What to produce: Leaving out all pictures, copy exactly the lines from the one containing "Write a Python" down to the one containing "import pandas as pd", both of them included.
***
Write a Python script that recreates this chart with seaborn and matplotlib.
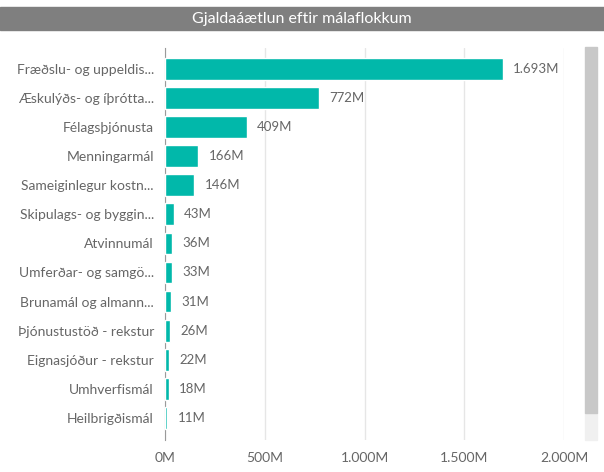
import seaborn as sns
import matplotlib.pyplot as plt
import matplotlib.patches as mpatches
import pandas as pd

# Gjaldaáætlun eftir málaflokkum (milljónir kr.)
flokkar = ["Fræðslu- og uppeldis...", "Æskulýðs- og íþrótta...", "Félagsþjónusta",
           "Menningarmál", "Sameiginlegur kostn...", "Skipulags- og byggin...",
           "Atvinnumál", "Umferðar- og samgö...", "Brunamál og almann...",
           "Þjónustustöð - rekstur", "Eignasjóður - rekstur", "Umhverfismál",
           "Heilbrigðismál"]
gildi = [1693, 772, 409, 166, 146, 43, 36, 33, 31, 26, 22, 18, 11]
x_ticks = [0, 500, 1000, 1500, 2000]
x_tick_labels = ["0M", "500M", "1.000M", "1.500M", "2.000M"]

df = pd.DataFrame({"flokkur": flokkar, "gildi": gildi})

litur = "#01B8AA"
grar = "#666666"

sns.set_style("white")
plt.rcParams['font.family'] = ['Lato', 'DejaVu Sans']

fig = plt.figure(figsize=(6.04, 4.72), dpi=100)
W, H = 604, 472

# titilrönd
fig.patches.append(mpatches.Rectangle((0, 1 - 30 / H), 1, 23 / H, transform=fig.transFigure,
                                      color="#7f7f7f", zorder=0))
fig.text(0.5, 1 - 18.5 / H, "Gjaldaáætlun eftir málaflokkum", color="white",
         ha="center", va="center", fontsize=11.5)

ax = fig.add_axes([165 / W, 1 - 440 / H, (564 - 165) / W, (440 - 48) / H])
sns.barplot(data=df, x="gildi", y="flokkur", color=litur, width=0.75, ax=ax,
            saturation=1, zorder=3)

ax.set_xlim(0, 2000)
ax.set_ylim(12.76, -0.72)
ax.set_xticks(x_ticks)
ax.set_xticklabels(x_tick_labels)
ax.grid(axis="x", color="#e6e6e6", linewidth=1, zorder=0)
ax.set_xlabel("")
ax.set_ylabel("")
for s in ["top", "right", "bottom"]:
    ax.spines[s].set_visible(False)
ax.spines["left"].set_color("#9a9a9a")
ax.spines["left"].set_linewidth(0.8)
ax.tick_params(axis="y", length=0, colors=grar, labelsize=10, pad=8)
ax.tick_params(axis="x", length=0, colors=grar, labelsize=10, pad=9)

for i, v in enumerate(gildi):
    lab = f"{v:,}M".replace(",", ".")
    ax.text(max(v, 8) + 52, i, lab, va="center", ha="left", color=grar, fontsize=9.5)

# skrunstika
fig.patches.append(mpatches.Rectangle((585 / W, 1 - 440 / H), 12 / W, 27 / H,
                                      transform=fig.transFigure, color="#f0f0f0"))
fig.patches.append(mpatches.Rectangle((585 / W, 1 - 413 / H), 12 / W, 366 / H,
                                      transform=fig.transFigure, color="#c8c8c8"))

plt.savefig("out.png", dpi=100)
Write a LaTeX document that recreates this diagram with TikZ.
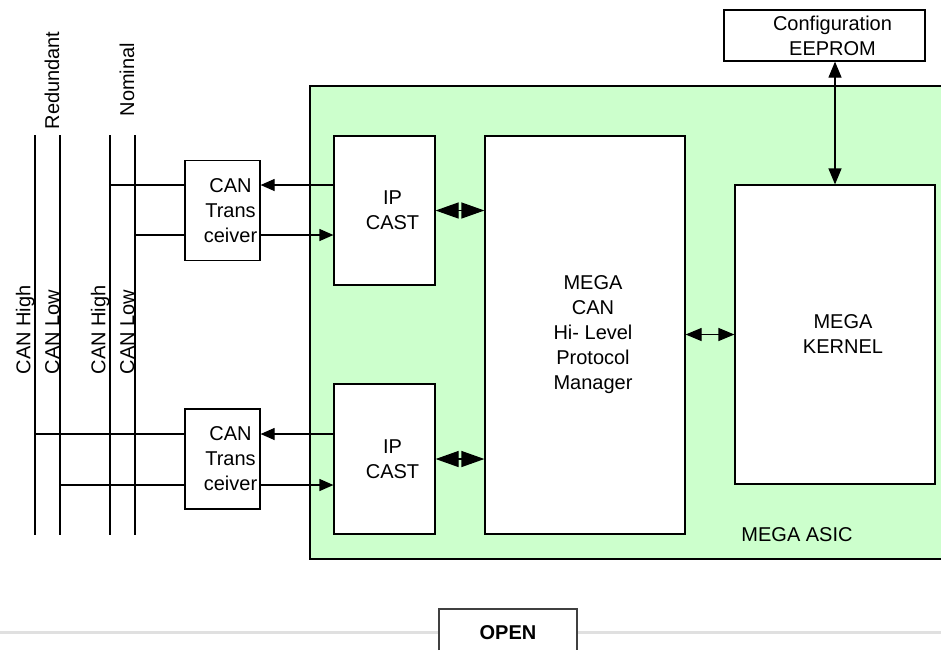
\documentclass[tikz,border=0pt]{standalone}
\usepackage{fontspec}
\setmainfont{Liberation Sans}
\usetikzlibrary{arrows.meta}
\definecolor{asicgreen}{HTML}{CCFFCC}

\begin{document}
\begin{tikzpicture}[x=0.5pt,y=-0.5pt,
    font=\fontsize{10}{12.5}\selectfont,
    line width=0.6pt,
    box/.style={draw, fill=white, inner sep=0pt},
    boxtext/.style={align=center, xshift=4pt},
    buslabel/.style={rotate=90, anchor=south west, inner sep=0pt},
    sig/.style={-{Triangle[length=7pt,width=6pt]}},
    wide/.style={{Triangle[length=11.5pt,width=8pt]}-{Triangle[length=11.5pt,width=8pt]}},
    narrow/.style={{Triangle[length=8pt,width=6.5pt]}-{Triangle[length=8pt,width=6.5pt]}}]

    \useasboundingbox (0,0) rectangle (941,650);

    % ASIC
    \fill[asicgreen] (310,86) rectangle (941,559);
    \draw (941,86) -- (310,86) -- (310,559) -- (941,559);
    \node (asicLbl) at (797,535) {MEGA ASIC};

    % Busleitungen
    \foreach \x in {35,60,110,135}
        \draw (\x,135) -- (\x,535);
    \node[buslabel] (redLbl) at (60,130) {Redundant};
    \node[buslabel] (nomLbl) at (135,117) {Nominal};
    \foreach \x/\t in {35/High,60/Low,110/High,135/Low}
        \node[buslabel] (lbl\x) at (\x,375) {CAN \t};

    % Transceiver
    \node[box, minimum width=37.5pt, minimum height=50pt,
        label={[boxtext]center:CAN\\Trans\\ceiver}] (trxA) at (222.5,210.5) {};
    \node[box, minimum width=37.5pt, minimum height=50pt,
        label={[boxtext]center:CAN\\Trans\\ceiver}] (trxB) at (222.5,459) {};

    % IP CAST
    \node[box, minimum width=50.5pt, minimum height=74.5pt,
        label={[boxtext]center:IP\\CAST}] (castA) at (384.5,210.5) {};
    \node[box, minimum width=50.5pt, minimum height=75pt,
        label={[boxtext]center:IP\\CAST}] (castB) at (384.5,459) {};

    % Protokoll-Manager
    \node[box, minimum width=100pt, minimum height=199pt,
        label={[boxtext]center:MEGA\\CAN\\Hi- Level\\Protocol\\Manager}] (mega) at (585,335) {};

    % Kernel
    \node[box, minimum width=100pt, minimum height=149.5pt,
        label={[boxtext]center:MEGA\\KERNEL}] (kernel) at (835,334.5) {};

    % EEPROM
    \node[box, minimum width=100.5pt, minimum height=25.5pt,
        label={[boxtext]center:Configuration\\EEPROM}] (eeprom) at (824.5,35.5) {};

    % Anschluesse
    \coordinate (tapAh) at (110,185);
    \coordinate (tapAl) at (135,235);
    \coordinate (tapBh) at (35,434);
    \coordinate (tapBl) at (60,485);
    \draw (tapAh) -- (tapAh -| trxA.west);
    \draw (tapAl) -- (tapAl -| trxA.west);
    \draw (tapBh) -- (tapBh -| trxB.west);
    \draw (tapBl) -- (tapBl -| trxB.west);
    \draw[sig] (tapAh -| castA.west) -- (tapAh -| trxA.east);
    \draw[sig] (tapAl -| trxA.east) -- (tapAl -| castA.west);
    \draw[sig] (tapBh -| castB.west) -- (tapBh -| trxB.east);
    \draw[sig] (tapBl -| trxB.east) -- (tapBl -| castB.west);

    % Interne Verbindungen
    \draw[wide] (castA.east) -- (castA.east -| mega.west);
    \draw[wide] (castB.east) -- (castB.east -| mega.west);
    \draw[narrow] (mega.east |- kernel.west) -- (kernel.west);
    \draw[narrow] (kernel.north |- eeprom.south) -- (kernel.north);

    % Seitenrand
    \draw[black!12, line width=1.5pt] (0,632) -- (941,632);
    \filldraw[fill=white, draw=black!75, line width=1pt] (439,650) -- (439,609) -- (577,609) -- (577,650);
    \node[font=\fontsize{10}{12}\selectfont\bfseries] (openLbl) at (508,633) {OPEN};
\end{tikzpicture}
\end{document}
***
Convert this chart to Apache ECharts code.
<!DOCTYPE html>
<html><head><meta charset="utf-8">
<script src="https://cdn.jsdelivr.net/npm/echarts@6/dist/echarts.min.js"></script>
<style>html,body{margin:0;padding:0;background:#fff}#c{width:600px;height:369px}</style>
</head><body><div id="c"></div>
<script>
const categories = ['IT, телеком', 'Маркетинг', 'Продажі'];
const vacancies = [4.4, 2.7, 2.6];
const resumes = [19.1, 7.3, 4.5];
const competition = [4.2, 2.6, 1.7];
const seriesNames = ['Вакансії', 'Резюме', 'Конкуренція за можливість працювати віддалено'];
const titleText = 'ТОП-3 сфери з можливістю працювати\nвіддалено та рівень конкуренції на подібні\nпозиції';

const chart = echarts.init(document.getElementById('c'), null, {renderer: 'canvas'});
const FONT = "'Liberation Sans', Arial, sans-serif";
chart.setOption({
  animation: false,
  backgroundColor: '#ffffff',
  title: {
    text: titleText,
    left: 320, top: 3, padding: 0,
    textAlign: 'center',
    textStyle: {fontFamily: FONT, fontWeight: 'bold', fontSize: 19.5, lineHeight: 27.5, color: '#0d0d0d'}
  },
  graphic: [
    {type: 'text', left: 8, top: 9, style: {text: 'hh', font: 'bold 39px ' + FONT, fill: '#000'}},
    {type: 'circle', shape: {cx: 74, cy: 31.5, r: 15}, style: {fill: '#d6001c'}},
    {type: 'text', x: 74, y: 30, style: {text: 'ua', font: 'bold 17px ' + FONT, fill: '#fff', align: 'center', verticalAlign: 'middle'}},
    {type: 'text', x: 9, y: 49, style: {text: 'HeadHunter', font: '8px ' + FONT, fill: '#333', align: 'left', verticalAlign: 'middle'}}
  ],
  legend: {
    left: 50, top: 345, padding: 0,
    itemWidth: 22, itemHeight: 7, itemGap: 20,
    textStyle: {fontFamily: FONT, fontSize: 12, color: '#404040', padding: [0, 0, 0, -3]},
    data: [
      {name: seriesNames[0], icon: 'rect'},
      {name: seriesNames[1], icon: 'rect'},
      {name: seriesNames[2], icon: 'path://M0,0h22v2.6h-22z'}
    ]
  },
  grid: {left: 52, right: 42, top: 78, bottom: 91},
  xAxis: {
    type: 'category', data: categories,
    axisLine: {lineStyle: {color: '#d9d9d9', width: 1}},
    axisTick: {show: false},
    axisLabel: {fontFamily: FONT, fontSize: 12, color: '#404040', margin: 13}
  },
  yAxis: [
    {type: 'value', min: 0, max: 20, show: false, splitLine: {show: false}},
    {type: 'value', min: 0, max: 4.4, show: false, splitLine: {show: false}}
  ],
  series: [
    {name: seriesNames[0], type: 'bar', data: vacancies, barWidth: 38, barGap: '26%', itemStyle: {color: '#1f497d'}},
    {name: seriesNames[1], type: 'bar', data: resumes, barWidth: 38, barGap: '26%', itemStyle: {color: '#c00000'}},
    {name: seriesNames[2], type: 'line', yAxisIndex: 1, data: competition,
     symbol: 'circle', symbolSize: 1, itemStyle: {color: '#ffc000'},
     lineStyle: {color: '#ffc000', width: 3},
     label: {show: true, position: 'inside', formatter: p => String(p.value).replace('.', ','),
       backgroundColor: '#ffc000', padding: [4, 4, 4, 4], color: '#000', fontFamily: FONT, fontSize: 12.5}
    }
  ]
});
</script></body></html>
***
Written answer:
Write a Python script that recreates this chart with seaborn and matplotlib.
import seaborn as sns
import matplotlib.pyplot as plt
import matplotlib.patches as mpatches
import pandas as pd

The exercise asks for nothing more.